War games conducted on the range have helped the military perfect the use of assorted armaments.
The stealth fighter was unveiled here for the first time, and the world’s only Predator unit is based in Indian Springs. The Predator is a high-tech unmanned drone already in use in Afghanistan.
And now comes word that something new, something deadly has been developed on the Nellis range. Something that could be useful in the rugged mountains of Afghanistan, where Osama bin Laden is reportedly in hiding.
Video from a camera situated in the business end of a smart bomb shows how bombs can be guided by remote control to any target. The Army can launch these weapons from the ground, and the Air Force can fire them from planes.
Military sources tell the I-Team, the Air Force version can be dropped from a plane like any other gravity bomb. But with new modifications, it can be guided using both information from global satellites and the video stream that personnel on the plane can watch. The crew can then send signals causing the bomb to slow down, speed up, and zero in.
The existence of so-called smart bombs is nothing new. The website of the Federation of American Scientists provide several details about different models. Basically, modern munitions can be customized depending on the mission. The bombs are built so cameras can be added. A smart bomb expert at the federation said they’ve heard rumors about the type of cave buster that’s been tested at Nellis but nothing firm until now.
Some military experts described the cave fortresses of Afghanistan as virtually impregnable.
Sources say the Nellis cave buster is tailor-made for such a challenge. Make no mistake, other weapons in the U.S. arsenal could be used, too. Giant so-called Daisy Cutters could pound the caves near their entrances. Other smart bombs could hit the target from above, causing it to crumble within.
But the new version, we’re told, will fly right into the cave itself.
Just as pilots can guide it toward targets on the ground or in the air, military sources say the Nellis cave buster can be flown right into the cave and perhaps even maneuvered somewhat once it’s in there.
Video of the Nellis cave buster in action has not been released. Army video showing a smart bomb hitting a tank, while interesting, is probably old technology.

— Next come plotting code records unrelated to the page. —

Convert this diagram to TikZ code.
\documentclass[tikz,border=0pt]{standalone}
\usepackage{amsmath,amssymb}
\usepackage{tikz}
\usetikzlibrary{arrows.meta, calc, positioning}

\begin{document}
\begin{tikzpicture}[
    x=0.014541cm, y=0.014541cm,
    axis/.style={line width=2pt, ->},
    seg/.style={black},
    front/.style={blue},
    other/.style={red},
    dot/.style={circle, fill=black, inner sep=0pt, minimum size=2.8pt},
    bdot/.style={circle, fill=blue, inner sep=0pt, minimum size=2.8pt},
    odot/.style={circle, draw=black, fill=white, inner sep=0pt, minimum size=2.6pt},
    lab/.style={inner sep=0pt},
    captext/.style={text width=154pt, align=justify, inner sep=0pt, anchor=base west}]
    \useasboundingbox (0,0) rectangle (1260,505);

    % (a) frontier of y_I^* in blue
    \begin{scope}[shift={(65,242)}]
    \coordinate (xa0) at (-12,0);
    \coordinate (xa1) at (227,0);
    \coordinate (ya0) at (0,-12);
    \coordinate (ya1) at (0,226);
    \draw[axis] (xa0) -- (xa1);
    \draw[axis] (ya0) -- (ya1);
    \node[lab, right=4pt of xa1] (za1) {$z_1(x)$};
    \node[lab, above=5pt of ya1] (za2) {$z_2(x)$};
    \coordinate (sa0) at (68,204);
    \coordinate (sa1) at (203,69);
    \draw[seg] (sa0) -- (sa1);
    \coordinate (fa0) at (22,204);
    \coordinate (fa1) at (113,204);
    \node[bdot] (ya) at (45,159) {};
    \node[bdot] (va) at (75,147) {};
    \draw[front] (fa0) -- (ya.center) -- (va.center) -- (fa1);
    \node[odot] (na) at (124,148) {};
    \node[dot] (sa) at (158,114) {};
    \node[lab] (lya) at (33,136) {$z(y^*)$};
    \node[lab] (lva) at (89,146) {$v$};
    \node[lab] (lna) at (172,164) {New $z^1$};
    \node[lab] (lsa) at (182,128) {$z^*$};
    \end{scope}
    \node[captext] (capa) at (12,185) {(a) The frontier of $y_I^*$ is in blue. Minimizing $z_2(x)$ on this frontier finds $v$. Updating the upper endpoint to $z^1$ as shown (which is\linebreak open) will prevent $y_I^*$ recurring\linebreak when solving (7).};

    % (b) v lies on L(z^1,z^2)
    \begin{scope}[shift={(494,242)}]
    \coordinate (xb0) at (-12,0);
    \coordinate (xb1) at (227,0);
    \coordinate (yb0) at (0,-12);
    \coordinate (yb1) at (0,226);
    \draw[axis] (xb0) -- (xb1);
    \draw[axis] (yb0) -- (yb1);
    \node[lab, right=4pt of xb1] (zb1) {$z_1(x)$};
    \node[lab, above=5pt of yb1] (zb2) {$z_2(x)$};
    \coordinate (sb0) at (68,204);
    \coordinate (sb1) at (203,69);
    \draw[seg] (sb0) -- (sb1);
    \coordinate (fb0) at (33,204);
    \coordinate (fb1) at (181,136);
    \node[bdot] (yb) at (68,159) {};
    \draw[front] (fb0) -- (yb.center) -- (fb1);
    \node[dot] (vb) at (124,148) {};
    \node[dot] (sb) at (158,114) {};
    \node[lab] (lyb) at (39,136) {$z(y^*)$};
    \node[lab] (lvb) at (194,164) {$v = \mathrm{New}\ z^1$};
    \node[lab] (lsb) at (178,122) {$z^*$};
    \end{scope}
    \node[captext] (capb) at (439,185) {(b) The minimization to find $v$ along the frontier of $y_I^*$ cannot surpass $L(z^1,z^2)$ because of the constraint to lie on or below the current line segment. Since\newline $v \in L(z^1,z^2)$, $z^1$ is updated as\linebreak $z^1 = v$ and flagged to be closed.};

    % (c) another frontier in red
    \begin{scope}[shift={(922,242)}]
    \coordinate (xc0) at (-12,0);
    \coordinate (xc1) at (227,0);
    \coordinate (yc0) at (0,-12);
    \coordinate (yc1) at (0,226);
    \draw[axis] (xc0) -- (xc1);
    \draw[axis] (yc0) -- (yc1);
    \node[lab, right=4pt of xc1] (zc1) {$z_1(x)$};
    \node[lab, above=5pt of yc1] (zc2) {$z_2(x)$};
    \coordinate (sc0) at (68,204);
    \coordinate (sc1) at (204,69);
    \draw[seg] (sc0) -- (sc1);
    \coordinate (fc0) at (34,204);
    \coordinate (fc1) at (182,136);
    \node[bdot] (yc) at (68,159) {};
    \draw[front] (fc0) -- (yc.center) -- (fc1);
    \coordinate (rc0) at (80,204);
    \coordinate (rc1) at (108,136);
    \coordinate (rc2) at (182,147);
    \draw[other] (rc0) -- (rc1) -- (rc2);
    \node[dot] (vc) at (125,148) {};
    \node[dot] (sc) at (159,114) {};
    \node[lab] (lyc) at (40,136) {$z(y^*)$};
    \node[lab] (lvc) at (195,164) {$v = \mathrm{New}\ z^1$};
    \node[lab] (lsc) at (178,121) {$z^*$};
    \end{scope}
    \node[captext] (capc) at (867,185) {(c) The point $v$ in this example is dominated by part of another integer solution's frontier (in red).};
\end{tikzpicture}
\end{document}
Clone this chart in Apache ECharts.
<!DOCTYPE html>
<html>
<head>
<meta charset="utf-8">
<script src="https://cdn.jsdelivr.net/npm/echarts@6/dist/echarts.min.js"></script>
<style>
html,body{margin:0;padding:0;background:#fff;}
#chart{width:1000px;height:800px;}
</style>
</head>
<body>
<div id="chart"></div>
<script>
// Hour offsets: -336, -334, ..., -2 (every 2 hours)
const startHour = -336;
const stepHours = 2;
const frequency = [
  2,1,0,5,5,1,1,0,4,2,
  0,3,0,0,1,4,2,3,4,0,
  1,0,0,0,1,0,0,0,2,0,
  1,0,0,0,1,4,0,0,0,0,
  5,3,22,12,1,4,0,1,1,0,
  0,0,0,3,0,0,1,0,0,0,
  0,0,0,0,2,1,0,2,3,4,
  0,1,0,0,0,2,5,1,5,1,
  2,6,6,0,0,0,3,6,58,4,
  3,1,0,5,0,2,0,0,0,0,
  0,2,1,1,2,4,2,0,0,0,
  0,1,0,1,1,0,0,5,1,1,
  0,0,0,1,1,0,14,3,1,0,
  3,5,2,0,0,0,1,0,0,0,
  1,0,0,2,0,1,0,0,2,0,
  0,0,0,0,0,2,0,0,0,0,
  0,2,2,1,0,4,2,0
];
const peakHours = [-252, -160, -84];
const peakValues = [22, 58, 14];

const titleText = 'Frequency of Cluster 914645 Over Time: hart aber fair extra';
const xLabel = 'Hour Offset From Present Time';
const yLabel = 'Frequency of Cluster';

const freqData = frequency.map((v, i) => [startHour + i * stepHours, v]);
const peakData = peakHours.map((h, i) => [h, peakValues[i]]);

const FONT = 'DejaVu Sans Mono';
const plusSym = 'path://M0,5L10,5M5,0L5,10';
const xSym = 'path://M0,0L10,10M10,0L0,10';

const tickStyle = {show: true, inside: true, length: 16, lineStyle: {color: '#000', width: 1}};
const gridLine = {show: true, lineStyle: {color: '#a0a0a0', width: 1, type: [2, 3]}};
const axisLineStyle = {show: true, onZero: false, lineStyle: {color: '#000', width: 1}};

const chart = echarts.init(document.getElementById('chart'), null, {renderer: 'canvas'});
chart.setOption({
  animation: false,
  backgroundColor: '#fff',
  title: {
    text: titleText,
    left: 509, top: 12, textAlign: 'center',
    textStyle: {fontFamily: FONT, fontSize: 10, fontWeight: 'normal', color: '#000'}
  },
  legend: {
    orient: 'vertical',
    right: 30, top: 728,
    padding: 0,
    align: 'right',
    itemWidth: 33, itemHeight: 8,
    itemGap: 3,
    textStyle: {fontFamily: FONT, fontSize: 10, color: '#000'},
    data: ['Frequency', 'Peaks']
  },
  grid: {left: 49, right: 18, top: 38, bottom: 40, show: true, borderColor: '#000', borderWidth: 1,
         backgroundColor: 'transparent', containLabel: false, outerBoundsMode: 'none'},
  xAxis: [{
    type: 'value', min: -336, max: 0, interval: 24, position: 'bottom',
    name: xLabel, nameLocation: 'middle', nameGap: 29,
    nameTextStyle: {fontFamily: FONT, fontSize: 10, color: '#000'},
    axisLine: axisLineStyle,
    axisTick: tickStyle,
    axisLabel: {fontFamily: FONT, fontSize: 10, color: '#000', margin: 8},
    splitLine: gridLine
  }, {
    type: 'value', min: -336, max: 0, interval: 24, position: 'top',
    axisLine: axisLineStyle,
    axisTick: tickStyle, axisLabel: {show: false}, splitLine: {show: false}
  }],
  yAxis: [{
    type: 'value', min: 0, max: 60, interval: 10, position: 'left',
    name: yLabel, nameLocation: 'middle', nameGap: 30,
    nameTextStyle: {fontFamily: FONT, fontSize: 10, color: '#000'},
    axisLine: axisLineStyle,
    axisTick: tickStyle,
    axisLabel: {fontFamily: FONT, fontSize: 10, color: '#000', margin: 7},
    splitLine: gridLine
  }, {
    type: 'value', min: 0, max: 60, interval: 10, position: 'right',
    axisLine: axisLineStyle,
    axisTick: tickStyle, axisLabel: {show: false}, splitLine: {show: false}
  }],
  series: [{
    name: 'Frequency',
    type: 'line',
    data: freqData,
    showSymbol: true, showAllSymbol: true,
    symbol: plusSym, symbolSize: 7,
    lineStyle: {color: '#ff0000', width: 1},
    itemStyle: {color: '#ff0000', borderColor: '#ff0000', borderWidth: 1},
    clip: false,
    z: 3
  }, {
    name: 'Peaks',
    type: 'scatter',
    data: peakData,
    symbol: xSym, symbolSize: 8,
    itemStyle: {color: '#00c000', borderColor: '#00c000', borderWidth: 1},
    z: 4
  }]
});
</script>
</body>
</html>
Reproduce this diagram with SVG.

But judging from what could be done even a few years ago and from what our sources tell us, the newly customized Nevada smart bomb could be the last thing Osama bin Laden ever sees.
Our sources say the testing at Nellis of this modified technology, which we’re told also may include thermal capabilities, is already complete. And from that point, the cave busters were to be shipped to Afghanistan. We’re not certain, but it’s likely that means they are already there and ready for action.
While Nellis won’t talk about any of this testing, they didn’t deny it. They said they could not comment on it because “it’s classified.”
“As a matter of policy we won’t comment on classified weapons testing at the base.”